### GIVEN REQUEST
Keep only the lines of the data below that contain "this", and copy them.

### SUPPLIED INFORMATION
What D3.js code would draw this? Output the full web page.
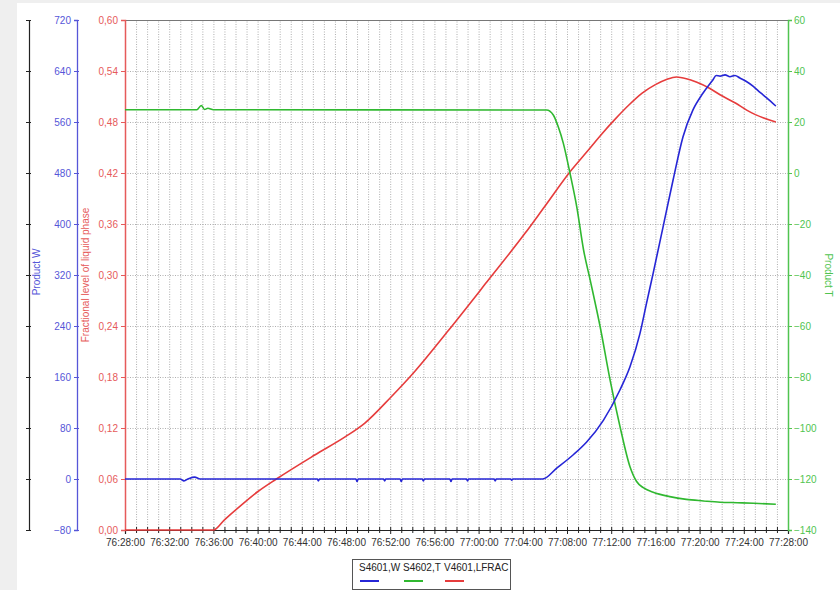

...

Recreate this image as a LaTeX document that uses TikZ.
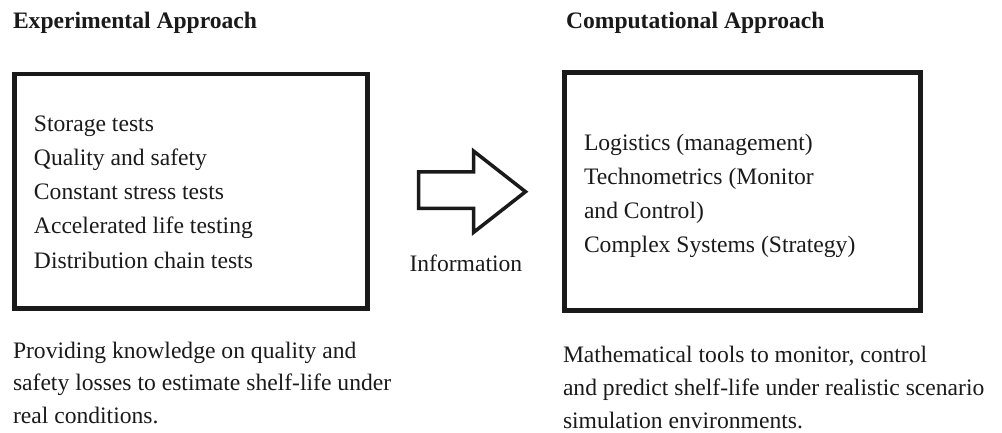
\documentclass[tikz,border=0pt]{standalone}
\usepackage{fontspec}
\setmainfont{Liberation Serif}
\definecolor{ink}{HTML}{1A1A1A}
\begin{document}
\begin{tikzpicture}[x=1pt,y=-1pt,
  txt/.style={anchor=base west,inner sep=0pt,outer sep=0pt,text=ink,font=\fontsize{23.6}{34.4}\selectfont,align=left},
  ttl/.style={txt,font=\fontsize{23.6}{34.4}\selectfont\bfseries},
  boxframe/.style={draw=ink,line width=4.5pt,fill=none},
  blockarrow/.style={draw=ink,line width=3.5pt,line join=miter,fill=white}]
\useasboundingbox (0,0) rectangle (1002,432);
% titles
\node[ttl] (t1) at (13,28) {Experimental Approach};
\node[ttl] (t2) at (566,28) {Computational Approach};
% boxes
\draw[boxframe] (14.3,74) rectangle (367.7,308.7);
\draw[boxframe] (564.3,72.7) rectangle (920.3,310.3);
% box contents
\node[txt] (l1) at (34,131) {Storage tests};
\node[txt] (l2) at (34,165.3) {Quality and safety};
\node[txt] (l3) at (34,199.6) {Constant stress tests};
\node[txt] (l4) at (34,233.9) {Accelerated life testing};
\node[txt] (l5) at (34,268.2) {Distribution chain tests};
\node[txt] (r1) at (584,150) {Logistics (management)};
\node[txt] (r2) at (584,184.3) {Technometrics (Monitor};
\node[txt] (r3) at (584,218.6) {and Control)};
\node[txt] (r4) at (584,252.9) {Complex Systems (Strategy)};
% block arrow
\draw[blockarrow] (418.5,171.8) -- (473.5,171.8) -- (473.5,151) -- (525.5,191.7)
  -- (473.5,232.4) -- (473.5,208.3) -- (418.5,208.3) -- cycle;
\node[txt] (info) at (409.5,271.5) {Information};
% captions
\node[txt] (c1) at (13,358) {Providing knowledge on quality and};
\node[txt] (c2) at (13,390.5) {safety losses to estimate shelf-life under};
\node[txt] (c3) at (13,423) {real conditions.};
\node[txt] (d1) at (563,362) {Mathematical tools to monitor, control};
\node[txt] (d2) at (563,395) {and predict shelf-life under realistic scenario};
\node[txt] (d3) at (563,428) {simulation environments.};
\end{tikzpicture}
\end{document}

### ANSWER BELOW
What D3.js code would draw this? Output the full web page.
Recreate this image as a LaTeX document that uses TikZ.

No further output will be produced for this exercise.